King borrowed hundreds of thousands of dollars over the years from his good friend John Hay. Running two separate households proved expensive and his ventures at mining and cattle ranching in the West did not pan out. The strain of this dual life may have contributed to his failing health and he contracted tuberculosis. King/Todd moved to the American Southwest to convalesce but never found a cure. He died on Christmas Eve, 1901, and perhaps at Clarence’s request, the attending doctor wrote a letter to Ida explaining she wasn’t really Mrs. Todd, but Mrs. King. King had always stated he felt the ideal America would be “[When] the composite elements of American populations are melted down into one race alloy, when there are no more Irish, or Germans, or Negroes, and English, but only Americans.” The letter did not offer any further information about King’s other life, other than his real name.

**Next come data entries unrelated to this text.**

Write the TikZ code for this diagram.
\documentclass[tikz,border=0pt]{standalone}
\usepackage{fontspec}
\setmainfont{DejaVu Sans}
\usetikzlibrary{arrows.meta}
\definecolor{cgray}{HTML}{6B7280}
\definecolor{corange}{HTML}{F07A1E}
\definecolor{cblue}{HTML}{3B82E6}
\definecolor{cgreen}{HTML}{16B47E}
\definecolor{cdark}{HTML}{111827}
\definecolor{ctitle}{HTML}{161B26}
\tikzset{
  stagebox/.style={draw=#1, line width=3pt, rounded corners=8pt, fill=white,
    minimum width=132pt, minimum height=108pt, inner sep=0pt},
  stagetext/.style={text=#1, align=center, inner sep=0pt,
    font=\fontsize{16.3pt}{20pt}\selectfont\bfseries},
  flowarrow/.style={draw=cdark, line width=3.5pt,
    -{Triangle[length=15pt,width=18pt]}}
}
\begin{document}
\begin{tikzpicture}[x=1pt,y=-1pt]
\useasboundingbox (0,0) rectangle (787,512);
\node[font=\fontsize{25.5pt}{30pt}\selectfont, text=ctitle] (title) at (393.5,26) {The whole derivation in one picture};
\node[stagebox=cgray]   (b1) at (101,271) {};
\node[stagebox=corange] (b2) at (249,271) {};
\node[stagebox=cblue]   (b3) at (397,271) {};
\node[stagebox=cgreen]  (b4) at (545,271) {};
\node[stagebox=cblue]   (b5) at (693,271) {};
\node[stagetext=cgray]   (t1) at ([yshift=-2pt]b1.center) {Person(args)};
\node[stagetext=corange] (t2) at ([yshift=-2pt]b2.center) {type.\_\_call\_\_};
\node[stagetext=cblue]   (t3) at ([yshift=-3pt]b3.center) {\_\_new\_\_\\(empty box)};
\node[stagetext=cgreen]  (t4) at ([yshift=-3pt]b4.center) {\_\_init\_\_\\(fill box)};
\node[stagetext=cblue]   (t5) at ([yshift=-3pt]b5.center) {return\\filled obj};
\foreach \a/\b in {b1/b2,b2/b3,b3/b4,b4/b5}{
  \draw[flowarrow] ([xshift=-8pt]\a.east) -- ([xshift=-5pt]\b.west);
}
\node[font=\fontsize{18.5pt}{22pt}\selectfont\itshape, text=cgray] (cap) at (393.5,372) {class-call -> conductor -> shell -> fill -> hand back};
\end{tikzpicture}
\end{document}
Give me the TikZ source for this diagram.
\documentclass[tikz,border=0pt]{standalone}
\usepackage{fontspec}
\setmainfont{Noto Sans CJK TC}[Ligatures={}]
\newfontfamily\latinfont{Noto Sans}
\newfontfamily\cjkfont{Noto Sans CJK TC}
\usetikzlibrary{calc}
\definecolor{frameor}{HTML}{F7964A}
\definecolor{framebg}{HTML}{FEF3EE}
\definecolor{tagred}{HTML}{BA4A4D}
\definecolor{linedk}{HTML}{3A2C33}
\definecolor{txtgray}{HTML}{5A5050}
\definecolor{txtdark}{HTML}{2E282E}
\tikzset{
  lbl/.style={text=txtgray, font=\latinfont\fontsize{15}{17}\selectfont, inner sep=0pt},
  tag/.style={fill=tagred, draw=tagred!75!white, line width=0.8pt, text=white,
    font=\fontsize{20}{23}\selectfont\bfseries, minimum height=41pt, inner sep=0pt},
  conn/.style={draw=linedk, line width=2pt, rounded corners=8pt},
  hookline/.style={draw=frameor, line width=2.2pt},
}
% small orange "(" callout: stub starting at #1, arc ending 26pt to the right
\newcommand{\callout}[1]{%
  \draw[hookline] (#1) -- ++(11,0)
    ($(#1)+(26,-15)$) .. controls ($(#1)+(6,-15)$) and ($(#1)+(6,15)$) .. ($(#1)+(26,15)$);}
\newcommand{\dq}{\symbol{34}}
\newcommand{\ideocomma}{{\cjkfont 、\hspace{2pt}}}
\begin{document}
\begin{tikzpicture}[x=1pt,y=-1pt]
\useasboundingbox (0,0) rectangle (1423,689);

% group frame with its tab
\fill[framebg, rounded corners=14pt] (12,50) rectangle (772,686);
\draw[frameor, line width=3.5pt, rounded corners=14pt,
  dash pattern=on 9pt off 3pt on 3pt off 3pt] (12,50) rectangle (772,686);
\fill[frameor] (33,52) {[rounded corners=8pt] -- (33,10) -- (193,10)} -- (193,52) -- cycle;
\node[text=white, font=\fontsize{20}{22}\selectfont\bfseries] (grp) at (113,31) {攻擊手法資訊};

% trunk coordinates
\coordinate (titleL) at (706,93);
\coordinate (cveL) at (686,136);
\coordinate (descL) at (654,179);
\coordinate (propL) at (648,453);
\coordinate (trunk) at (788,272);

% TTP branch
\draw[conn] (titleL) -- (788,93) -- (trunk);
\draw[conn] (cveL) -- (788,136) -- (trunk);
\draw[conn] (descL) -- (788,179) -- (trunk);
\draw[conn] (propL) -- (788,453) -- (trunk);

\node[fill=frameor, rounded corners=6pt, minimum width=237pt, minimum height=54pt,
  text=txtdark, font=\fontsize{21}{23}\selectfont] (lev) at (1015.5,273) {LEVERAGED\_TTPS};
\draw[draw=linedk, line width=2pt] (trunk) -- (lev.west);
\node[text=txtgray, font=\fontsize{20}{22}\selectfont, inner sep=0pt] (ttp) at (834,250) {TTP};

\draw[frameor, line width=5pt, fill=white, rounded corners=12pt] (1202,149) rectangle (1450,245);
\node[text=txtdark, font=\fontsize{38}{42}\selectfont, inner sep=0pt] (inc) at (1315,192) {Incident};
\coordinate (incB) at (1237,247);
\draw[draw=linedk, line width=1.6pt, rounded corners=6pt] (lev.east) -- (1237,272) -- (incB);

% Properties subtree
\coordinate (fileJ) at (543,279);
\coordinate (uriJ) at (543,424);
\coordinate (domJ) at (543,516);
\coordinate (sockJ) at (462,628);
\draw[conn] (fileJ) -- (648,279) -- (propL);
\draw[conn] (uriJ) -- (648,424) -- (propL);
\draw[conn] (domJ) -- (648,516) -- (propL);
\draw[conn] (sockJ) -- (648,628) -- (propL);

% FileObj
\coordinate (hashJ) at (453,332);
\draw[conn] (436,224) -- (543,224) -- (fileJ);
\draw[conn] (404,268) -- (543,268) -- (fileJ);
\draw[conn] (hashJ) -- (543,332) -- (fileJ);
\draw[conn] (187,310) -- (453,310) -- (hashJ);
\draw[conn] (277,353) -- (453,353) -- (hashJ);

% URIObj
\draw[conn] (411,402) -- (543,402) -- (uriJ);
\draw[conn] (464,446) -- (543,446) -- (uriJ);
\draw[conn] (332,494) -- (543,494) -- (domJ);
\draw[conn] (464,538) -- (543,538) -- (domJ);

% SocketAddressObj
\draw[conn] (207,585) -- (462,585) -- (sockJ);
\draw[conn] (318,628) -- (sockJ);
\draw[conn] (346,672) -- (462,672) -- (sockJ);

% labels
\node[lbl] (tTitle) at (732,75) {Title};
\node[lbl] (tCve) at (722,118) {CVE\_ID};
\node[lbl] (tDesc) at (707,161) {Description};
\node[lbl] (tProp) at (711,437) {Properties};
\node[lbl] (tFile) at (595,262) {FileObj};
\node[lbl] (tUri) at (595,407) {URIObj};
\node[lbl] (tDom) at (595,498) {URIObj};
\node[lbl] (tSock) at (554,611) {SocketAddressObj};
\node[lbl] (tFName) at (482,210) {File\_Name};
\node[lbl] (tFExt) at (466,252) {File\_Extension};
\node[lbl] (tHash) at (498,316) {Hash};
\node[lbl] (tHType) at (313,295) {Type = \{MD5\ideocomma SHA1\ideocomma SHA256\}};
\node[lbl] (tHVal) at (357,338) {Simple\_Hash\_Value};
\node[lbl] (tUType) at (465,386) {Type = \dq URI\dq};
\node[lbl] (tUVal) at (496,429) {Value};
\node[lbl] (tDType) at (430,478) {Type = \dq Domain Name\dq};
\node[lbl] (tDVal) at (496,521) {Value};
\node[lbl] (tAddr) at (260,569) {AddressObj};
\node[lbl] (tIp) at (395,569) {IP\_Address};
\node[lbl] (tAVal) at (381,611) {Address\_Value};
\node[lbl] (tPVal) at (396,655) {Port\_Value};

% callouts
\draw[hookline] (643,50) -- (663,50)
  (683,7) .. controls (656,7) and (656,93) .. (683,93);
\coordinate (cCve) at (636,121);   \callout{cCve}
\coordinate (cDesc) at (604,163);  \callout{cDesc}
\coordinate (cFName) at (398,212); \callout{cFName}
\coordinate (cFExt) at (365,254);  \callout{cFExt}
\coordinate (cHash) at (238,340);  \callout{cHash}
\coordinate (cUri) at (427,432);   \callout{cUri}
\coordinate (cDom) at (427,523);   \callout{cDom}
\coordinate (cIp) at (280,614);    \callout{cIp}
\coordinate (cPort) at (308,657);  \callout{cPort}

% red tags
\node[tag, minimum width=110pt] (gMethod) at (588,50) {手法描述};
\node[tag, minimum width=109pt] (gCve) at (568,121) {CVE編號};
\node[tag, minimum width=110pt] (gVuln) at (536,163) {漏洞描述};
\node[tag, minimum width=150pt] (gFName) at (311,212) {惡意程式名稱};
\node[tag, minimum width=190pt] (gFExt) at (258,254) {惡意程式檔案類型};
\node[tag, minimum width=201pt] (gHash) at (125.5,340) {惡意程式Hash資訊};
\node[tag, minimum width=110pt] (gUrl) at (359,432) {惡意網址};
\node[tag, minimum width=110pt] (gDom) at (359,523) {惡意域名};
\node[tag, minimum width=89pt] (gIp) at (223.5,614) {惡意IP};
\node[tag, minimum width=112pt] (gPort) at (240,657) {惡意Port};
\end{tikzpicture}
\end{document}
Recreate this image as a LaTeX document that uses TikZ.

This was pretty advanced thinking in light of how race relations were viewed in the period following the Civil War. It may also be the reason the doctor did not list King as ‘caucasan’ or ‘black’ on his death certificate. In the section asking for a description of the deceased, the doctor had simply typed ‘American’. It is ironic that the man who unraveled one of the greatest get rich quick scams of the century spent more than a decade of his later years perpetuating a different kind of con, this one driven by his love for a woman.